Can Batlló paró los telares en los años cuarenta y se parceló para encajar talleres de muy distinta condición, que fueron los que frenaron el proceso de transformación. El Ayuntamiento creyó ver la luz cuando una inmobiliaria compró el conjunto para construir pisos de lujo. Todavía está el cartel, grande y hueco como un abrazo frustrado. Un Ayuntamiento consecuente hubiera negado la licencia para hacer pisos de lujo entre el barrio de la Bordeta, que es el corazón obrero de Sants, y el antipático edifico de la Campana, donde las cosas de Tráfico, sobre la Gran Via. Vender lujo en ese lugar, aunque sea "a cinco minutos de Plaza España", es crear un gueto virtual idéntico al de Diagonal Mar. Gente con vistas desde la ventana y con piscina comunitaria en el jardín privado, un tipo de vida que no se corresponde con el carácter de Barcelona. Pero la inmobiliaria quería masticar las más de 10 hectáreas y le era igual la Bordeta que la Cochinchina. Al Ayuntamiento, también. Después de todo, incrustó un hotel de lujo en el Raval para redimir el barrio y lo único que consiguió fue mantener vigentes las cenas en Casa Leopoldo, a las que no se atreven los fieles degustadores barceloneses que conocen el percal y que optan por los mediodías. La pregunta es: ¿ha cambiado el Raval?

Los pisos de lujo iban a pagar los equipamientos de Can Batlló. Es la perversión del modelo de entente público- privado que funcionó muy bien cuando los Juegos Olímpicos. Entonces el Ayuntamiento hacía una planificación milimétrica y los inversores construían: la Vila Olímpica es eso. En tiempos de la burbuja, los constructores decidían y el Ayuntamientos calculaba la plusvalía, que era tanta que le salían aberraciones urbanísticas como esos 1.000 pisos de lujo en Can Batlló. O como el planning de La Sagrera, que estaba llamada a ser uno de los monstruos más sonados de este modelo caducado, y la expresión incluye desde la hipertrófica estación intermodal hasta el edificio -"la novia"- de Ghery. Y todo lo que hay en el medio. Pagar bienestar con plusvalías ha sido la perversión del modelo Barcelona. La crisis está causando un dolor insoportable a demasiada gente, pero ha salvado la ciudad de monumentos a la inconsciencia, al orgullo instalado sobre el barro del consumismo, la especulación y la icono-idolatría.

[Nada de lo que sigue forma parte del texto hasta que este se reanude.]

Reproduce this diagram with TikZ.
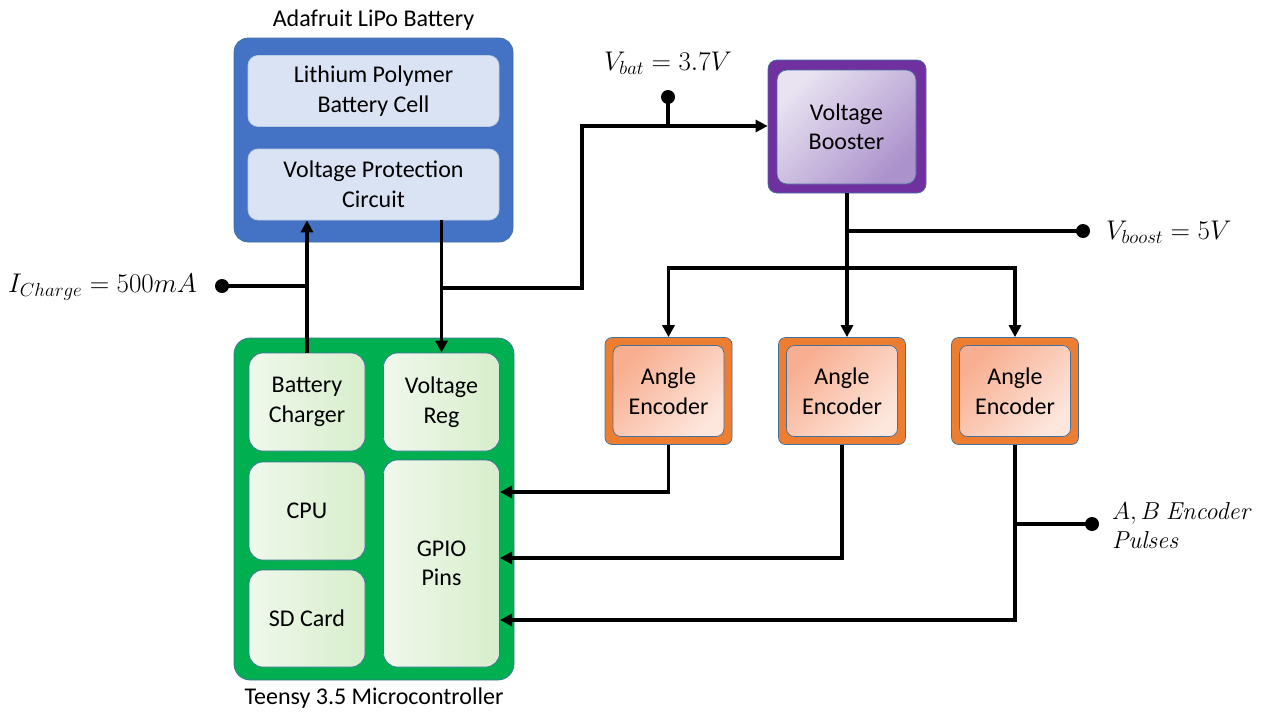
\RequirePackage{fix-cm}
\documentclass[tikz,border=0pt]{standalone}
\usepackage[no-math]{fontspec}
\setmainfont{Carlito}
\usetikzlibrary{arrows.meta}
\definecolor{batblue}{HTML}{4472C4}
\definecolor{batin}{HTML}{DAE3F3}
\definecolor{edge}{HTML}{41719C}
\definecolor{tgreen}{HTML}{00B050}
\definecolor{gin1}{HTML}{F0F8EC}
\definecolor{gin2}{HTML}{D7EECB}
\definecolor{purp}{HTML}{7030A0}
\definecolor{pin1}{HTML}{E8E2F1}
\definecolor{pin2}{HTML}{AC92CC}
\definecolor{orng}{HTML}{ED7D31}
\definecolor{oin1}{HTML}{F8AE90}
\definecolor{oin2}{HTML}{FDE6DC}
\begin{document}
\begin{tikzpicture}[x=1pt,y=-1pt,
  font=\fontsize{24}{29.5}\selectfont,
  wire/.style={line width=3.6pt},
  arr/.style={wire,-{Triangle[length=12pt,width=12pt]}},
  dot/.style={circle,fill=black,inner sep=0pt,minimum size=14pt},
  box/.style={draw=edge,line width=0.7pt,align=center,inner sep=0pt},
  batout/.style={box,fill=batblue,rounded corners=14pt,minimum width=279pt,minimum height=204pt},
  batinner/.style={box,fill=batin,draw=batin!80!edge,rounded corners=10pt,minimum width=251pt,minimum height=71pt},
  tout/.style={box,fill=tgreen,rounded corners=16pt,minimum width=280pt,minimum height=342pt},
  tinner/.style={box,left color=gin1,right color=gin2,rounded corners=14pt,minimum width=116pt},
  bout/.style={box,fill=purp,rounded corners=9pt,minimum width=158pt,minimum height=133pt},
  binner/.style={box,top color=pin1,bottom color=pin2,shading angle=45,rounded corners=10pt,minimum width=139pt,minimum height=114pt},
  eout/.style={box,fill=orng,rounded corners=7pt,minimum width=127pt,minimum height=107pt},
  einner/.style={box,top color=oin1,bottom color=oin2,shading angle=45,rounded corners=8pt,minimum width=111pt,minimum height=91pt},
  lbl/.style={inner sep=0pt},
  mlbl/.style={inner sep=0pt,font=\fontsize{27}{30}\selectfont}]
\useasboundingbox (0,0) rectangle (1264,715);

% Battery
\node[batout] (bat) at (373.5,140) {};
\node[batinner] (cell) at (373.5,91) {Lithium Polymer\\Battery Cell};
\node[batinner] (vpc) at (373.5,184.5) {Voltage Protection\\Circuit};
\node[lbl] (battitle) at (373.5,20) {Adafruit LiPo Battery};

% Teensy
\node[tout] (teensy) at (374,509) {};
\node[tinner,minimum height=98pt] (charger) at (307,402) {Battery\\Charger};
\node[tinner,minimum height=98pt] (vreg) at (441.5,402) {Voltage\\Reg};
\node[tinner,minimum height=98pt] (cpu) at (307,511) {CPU};
\node[tinner,minimum height=97pt] (sd) at (307,618.5) {SD Card};
\node[tinner,minimum height=207pt] (gpio) at (441.5,563.5) {GPIO\\Pins};
\node[lbl] (ttitle) at (374,698) {Teensy 3.5 Microcontroller};

% Booster
\node[bout] (boostout) at (847,126.5) {};
\node[binner] (booster) at (846.5,127) {Voltage\\Booster};

% Encoders
\foreach \i/\x in {1/668.5,2/842,3/1015}{
  \node[eout] (eout\i) at (\x,391) {};
  \node[einner] (enc\i) at (\x,391) {Angle\\Encoder};
}

% Charger <-> protection circuit
\draw[arr] (charger.north) -- (charger.north |- vpc.south);
\draw[arr] (vreg.north |- vpc.south) -- (vreg.north);

% I charge
\node[dot] (ich) at (222,286) {};
\draw[wire] (ich.center) -- (ich.center -| charger.north);
\node[mlbl,anchor=east] (ichlbl) at (197,287) {$I_{Charge}=500mA$};

% Vbat line
\coordinate (j1) at (441.5,288);
\coordinate (bend) at (582,126);
\draw[arr] (j1) -- (j1 -| bend) -- (bend) -- (bend -| boostout.west);
\node[dot] (vbat) at (668,97) {};
\draw[wire] (vbat.center) -- (vbat.center |- bend);
\node[mlbl] (vbatlbl) at (668,63) {$V_{bat}=3.7V$};

% Booster outputs
\coordinate (hb) at (847,268);
\draw[arr] (boostout.south) -- (boostout.south |- eout2.north);
\draw[arr] (hb) -| (eout1.north);
\draw[arr] (hb) -| (eout3.north);
\node[dot] (vboost) at (1083,231) {};
\draw[wire] (vboost.center) -- (vboost.center -| boostout.south);
\node[mlbl,anchor=west] (vboostlbl) at (1106,232) {$V_{boost}=5V$};

% Encoder outputs to GPIO
\coordinate (g1) at (500,492);
\coordinate (g2) at (500,558);
\coordinate (g3) at (500,620);
\draw[arr] (eout1.south) |- (g1);
\draw[arr] (eout2.south) |- (g2);
\draw[arr] (eout3.south) |- (g3);
\node[dot] (ab) at (1092,524) {};
\draw[wire] (ab.center) -- (ab.center -| eout3.south);
\node[mlbl,anchor=west,align=left,font=\fontsize{24.5}{29}\selectfont] (ablbl) at (1112,525) {$A,B\ \mathit{Encoder}$\\$\mathit{Pulses}$};
\end{tikzpicture}
\end{document}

Dicho esto, dos palabras sobre la idea, insistente en los últimos años, de concentrar los equipamientos en un radio limitado, lo que Jordi Hereu definió como "islas". ¿Vamos a continuar con la manía de no hacer ciudad? Ya entiendo que se ponen los servicios donde caben, y suele ser terreno reciclado, pero este tipo de cosas bajan la persiana a las ocho y media y dejan un desierto urbano de grandes dimensiones en el medio de un barrio. Es la lógica del "centro comercial" -ven a hacer de todo hasta la hora del cierre- pero en plan progre. No es lógica urbana y mucho menos lógica mediterránea, latitud en la que la gente disfruta de la calle porque la calle está viva.